## Aim
Set down all of the data that follows word for word, without the images.
# # # # # # #
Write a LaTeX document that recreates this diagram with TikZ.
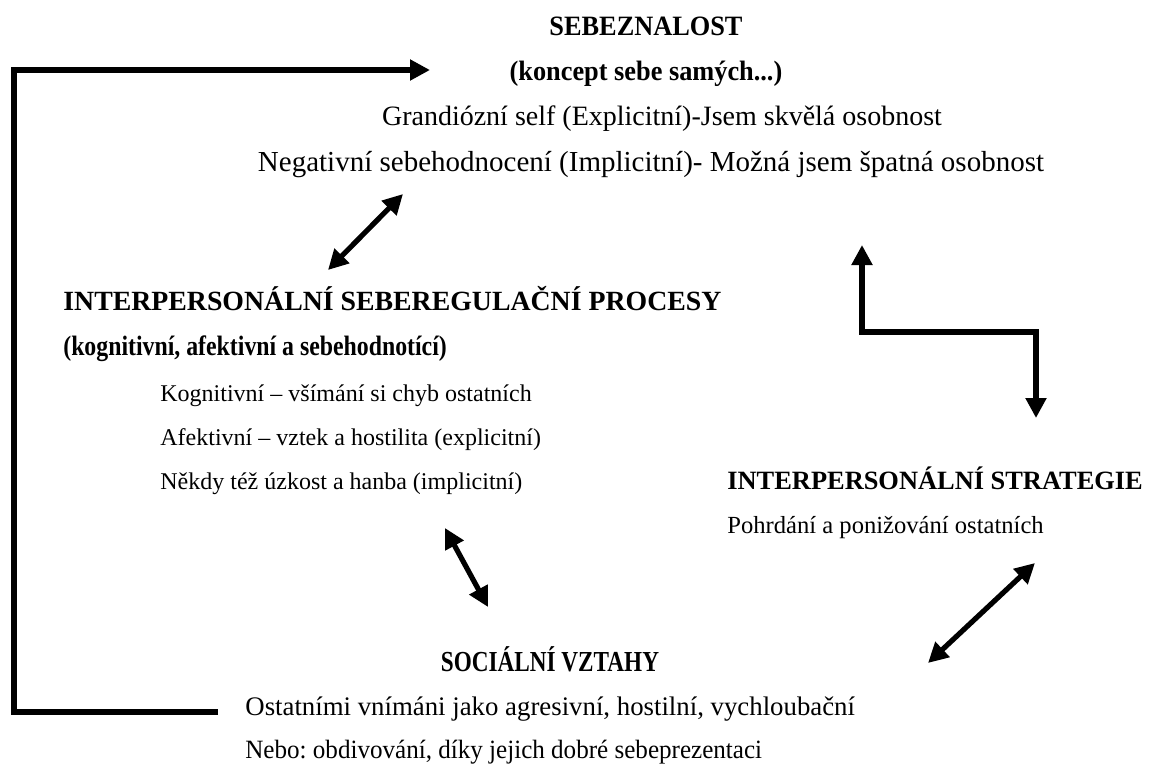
\documentclass[tikz,border=0pt]{standalone}
\usepackage{fontspec}
\setmainfont{Liberation Serif}
\usepackage{tikz}
\usetikzlibrary{arrows.meta, positioning}
\frenchspacing

\begin{document}
\begin{tikzpicture}[x=0.5pt, y=-0.5pt,
    head/.style={font=\bfseries\fontsize{13.2}{16}\selectfont, inner sep=0pt},
    body/.style={font=\fontsize{13.2}{16}\selectfont, inner sep=0pt},
    small/.style={font=\fontsize{12}{14}\selectfont, inner sep=0pt},
    narrow/.style={xscale=#1, transform shape},
    link/.style={line width=3pt, -{Triangle[length=10pt,width=10pt]}},
    dlink/.style={line width=2.6pt, {Triangle[length=10pt,width=10pt]}-{Triangle[length=10pt,width=10pt]}}]

    \useasboundingbox (0,0) rectangle (1153,767);

    % sebeznalost
    \node [head, font=\bfseries\fontsize{14}{16}\selectfont, narrow=0.94, anchor=base] (self) at (646,35) {SEBEZNALOST};
    \node [head, font=\bfseries\fontsize{14}{16}\selectfont, narrow=0.94, anchor=base] (selfsub) at (646,80) {(koncept sebe samých...)};
    \node [body, font=\fontsize{14}{16}\selectfont, anchor=base] (selfexp) at (662,125) {Grandiózní self (Explicitní)-Jsem skvělá osobnost};
    \node [body, font=\fontsize{14.5}{16}\selectfont, anchor=base] (selfimp) at (651,171) {Negativní sebehodnocení (Implicitní)- Možná jsem špatná osobnost};

    % seberegulace
    \node [head, font=\bfseries\fontsize{13.9}{16}\selectfont, anchor=base west] (reg) at (63,310) {INTERPERSONÁLNÍ SEBEREGULAČNÍ PROCESY};
    \node [head, font=\bfseries\fontsize{14}{16}\selectfont, narrow=0.85, anchor=base west] (regsub) at (63,355) {(kognitivní, afektivní a sebehodnotící)};
    \node [small, anchor=base west] (regcog) at (160,401) {Kognitivní – všímání si chyb ostatních};
    \node [small, anchor=base west] (regaff) at (160,445) {Afektivní – vztek a hostilita (explicitní)};
    \node [small, anchor=base west] (regimp) at (160,489) {Někdy též úzkost a hanba (implicitní)};

    % strategie
    \node [head, anchor=base west] (strat) at (727,489) {INTERPERSONÁLNÍ STRATEGIE};
    \node [small, font=\fontsize{12.3}{14}\selectfont, anchor=base west] (stratbody) at (727,533) {Pohrdání a ponižování ostatních};

    % vztahy
    \node [head, font=\bfseries\fontsize{14.5}{16}\selectfont, narrow=0.8, anchor=base] (soc) at (550,671) {SOCIÁLNÍ VZTAHY};
    \node [body, font=\fontsize{13.4}{16}\selectfont, anchor=base west] (socneg) at (245,715) {Ostatními vnímáni jako agresivní, hostilní, vychloubační};
    \node [body, narrow=0.95, anchor=base west] (socpos) at (245,758) {Nebo: obdivování, díky jejich dobré sebeprezentaci};

    % arrow ends
    \coordinate (loopStart) at (218,712);
    \coordinate (loopCorner) at (14,70);
    \coordinate (loopEnd) at (430,70);
    \coordinate (selfDiag) at (403,194);
    \coordinate (regDiag) at (328,270);
    \coordinate (selfPort) at (862,245);
    \coordinate (stratPort) at (1036,418);
    \coordinate (regLow) at (445,528);
    \coordinate (socUp) at (488,607);
    \coordinate (stratLow) at (1035,563);
    \coordinate (socRight) at (928,663);

    \draw [link] (loopStart) -| (loopCorner) -- (loopEnd);
    \draw [dlink] (selfDiag) -- (regDiag);
    \draw [dlink, line width=3pt] (selfPort) -- ++(0,87) -| (stratPort);
    \draw [dlink] (regLow) -- (socUp);
    \draw [dlink] (stratLow) -- (socRight);
\end{tikzpicture}
\end{document}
# # # # # # #
## Response to the exercise
Write a LaTeX document that recreates this diagram with TikZ.
\documentclass[tikz,border=0pt]{standalone}
\usepackage{fontspec}
\setmainfont{Liberation Serif}
\usepackage{tikz}
\usetikzlibrary{arrows.meta, positioning}
\frenchspacing

\begin{document}
\begin{tikzpicture}[x=0.5pt, y=-0.5pt,
    head/.style={font=\bfseries\fontsize{13.2}{16}\selectfont, inner sep=0pt},
    body/.style={font=\fontsize{13.2}{16}\selectfont, inner sep=0pt},
    small/.style={font=\fontsize{12}{14}\selectfont, inner sep=0pt},
    narrow/.style={xscale=#1, transform shape},
    link/.style={line width=3pt, -{Triangle[length=10pt,width=10pt]}},
    dlink/.style={line width=2.6pt, {Triangle[length=10pt,width=10pt]}-{Triangle[length=10pt,width=10pt]}}]

    \useasboundingbox (0,0) rectangle (1153,767);

    % sebeznalost
    \node [head, font=\bfseries\fontsize{14}{16}\selectfont, narrow=0.94, anchor=base] (self) at (646,35) {SEBEZNALOST};
    \node [head, font=\bfseries\fontsize{14}{16}\selectfont, narrow=0.94, anchor=base] (selfsub) at (646,80) {(koncept sebe samých...)};
    \node [body, font=\fontsize{14}{16}\selectfont, anchor=base] (selfexp) at (662,125) {Grandiózní self (Explicitní)-Jsem skvělá osobnost};
    \node [body, font=\fontsize{14.5}{16}\selectfont, anchor=base] (selfimp) at (651,171) {Negativní sebehodnocení (Implicitní)- Možná jsem špatná osobnost};

    % seberegulace
    \node [head, font=\bfseries\fontsize{13.9}{16}\selectfont, anchor=base west] (reg) at (63,310) {INTERPERSONÁLNÍ SEBEREGULAČNÍ PROCESY};
    \node [head, font=\bfseries\fontsize{14}{16}\selectfont, narrow=0.85, anchor=base west] (regsub) at (63,355) {(kognitivní, afektivní a sebehodnotící)};
    \node [small, anchor=base west] (regcog) at (160,401) {Kognitivní – všímání si chyb ostatních};
    \node [small, anchor=base west] (regaff) at (160,445) {Afektivní – vztek a hostilita (explicitní)};
    \node [small, anchor=base west] (regimp) at (160,489) {Někdy též úzkost a hanba (implicitní)};

    % strategie
    \node [head, anchor=base west] (strat) at (727,489) {INTERPERSONÁLNÍ STRATEGIE};
    \node [small, font=\fontsize{12.3}{14}\selectfont, anchor=base west] (stratbody) at (727,533) {Pohrdání a ponižování ostatních};

    % vztahy
    \node [head, font=\bfseries\fontsize{14.5}{16}\selectfont, narrow=0.8, anchor=base] (soc) at (550,671) {SOCIÁLNÍ VZTAHY};
    \node [body, font=\fontsize{13.4}{16}\selectfont, anchor=base west] (socneg) at (245,715) {Ostatními vnímáni jako agresivní, hostilní, vychloubační};
    \node [body, narrow=0.95, anchor=base west] (socpos) at (245,758) {Nebo: obdivování, díky jejich dobré sebeprezentaci};

    % arrow ends
    \coordinate (loopStart) at (218,712);
    \coordinate (loopCorner) at (14,70);
    \coordinate (loopEnd) at (430,70);
    \coordinate (selfDiag) at (403,194);
    \coordinate (regDiag) at (328,270);
    \coordinate (selfPort) at (862,245);
    \coordinate (stratPort) at (1036,418);
    \coordinate (regLow) at (445,528);
    \coordinate (socUp) at (488,607);
    \coordinate (stratLow) at (1035,563);
    \coordinate (socRight) at (928,663);

    \draw [link] (loopStart) -| (loopCorner) -- (loopEnd);
    \draw [dlink] (selfDiag) -- (regDiag);
    \draw [dlink, line width=3pt] (selfPort) -- ++(0,87) -| (stratPort);
    \draw [dlink] (regLow) -- (socUp);
    \draw [dlink] (stratLow) -- (socRight);
\end{tikzpicture}
\end{document}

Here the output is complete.